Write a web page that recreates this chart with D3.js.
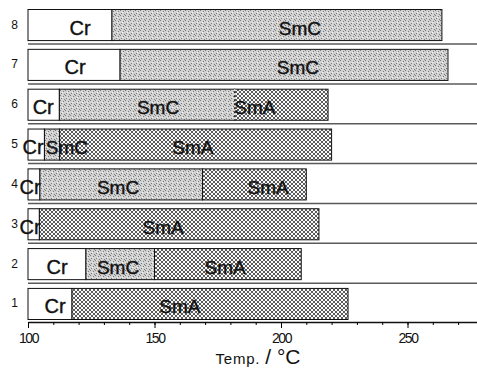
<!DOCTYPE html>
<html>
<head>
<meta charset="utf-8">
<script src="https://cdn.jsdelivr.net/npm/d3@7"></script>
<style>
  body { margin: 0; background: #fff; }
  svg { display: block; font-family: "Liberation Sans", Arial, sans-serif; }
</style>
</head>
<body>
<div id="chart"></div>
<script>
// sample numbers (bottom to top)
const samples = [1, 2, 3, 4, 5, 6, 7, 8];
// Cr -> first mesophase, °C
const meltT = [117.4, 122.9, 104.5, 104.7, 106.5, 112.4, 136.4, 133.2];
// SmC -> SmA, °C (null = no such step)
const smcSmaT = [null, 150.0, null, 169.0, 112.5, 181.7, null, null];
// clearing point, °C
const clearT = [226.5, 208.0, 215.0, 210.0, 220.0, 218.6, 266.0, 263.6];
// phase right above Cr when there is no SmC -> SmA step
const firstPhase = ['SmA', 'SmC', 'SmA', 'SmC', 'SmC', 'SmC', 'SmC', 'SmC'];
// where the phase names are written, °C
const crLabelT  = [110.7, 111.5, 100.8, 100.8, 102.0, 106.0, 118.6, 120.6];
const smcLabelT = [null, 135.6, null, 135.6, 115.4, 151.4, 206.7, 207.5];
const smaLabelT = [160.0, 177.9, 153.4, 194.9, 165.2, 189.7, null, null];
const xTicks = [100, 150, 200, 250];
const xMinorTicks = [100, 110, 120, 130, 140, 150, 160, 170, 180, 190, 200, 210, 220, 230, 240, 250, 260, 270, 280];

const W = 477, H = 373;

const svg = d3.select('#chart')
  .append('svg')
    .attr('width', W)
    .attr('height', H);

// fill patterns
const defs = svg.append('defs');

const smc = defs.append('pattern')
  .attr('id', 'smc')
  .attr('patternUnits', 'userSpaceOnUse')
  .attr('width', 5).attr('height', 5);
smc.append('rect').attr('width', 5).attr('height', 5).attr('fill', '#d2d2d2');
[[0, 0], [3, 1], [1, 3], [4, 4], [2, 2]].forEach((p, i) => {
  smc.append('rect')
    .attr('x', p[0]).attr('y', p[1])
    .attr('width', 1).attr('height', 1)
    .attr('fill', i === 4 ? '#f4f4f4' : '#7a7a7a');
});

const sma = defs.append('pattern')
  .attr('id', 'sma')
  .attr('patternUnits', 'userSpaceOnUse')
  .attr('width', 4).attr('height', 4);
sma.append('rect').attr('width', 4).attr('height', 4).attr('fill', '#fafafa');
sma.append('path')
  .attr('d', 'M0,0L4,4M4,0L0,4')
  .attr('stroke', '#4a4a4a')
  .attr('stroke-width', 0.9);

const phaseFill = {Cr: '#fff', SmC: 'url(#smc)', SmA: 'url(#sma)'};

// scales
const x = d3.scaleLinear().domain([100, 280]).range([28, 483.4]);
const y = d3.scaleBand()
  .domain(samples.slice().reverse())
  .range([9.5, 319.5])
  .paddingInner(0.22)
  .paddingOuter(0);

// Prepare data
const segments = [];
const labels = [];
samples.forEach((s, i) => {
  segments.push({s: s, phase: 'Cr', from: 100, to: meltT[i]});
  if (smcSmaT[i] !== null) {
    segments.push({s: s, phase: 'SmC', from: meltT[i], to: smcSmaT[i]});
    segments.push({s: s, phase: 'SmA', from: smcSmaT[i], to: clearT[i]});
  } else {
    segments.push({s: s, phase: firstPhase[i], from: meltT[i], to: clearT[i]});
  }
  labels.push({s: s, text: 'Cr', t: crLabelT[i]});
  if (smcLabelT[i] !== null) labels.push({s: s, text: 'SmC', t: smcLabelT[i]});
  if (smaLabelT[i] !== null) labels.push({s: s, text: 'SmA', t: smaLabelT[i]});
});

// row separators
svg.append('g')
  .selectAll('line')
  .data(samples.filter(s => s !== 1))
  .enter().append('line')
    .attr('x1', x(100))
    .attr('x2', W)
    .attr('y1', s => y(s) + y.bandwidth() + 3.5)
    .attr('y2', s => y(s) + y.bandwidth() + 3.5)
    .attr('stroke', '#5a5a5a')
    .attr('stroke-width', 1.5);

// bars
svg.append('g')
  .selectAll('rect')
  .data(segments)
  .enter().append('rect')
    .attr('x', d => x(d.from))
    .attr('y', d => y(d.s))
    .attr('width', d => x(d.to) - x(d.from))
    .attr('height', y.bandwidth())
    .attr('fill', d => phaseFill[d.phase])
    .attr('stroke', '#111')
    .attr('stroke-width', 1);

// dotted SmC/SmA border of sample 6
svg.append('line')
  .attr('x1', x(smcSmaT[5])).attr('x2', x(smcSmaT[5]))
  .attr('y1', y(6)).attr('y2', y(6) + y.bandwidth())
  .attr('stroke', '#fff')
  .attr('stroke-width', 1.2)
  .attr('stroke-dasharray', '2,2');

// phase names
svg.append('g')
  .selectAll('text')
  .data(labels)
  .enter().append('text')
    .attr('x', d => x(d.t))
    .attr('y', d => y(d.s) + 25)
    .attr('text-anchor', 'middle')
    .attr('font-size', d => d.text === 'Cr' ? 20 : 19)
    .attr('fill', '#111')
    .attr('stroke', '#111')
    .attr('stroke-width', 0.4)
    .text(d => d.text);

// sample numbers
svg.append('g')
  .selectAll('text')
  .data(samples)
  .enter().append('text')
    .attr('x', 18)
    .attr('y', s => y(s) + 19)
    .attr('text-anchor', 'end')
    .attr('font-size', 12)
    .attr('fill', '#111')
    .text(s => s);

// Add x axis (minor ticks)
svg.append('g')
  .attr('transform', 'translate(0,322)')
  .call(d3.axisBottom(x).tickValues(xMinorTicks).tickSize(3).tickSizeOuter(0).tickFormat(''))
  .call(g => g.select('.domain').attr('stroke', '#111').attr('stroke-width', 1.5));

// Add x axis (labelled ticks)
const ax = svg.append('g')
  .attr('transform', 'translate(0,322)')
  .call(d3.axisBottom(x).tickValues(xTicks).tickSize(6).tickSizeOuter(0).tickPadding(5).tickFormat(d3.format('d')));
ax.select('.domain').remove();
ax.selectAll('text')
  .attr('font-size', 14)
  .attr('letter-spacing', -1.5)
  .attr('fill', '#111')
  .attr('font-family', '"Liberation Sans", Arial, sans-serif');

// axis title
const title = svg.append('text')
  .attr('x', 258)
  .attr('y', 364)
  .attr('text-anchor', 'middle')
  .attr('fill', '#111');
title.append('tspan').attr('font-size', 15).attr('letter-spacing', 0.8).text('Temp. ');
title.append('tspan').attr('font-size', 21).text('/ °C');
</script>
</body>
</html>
__________________________________________________
_The exercise:_ Copy out every line with the word "chart".

_Result below:_
Write a web page that recreates this chart with D3.js.
<div id="chart"></div>
const svg = d3.select('#chart')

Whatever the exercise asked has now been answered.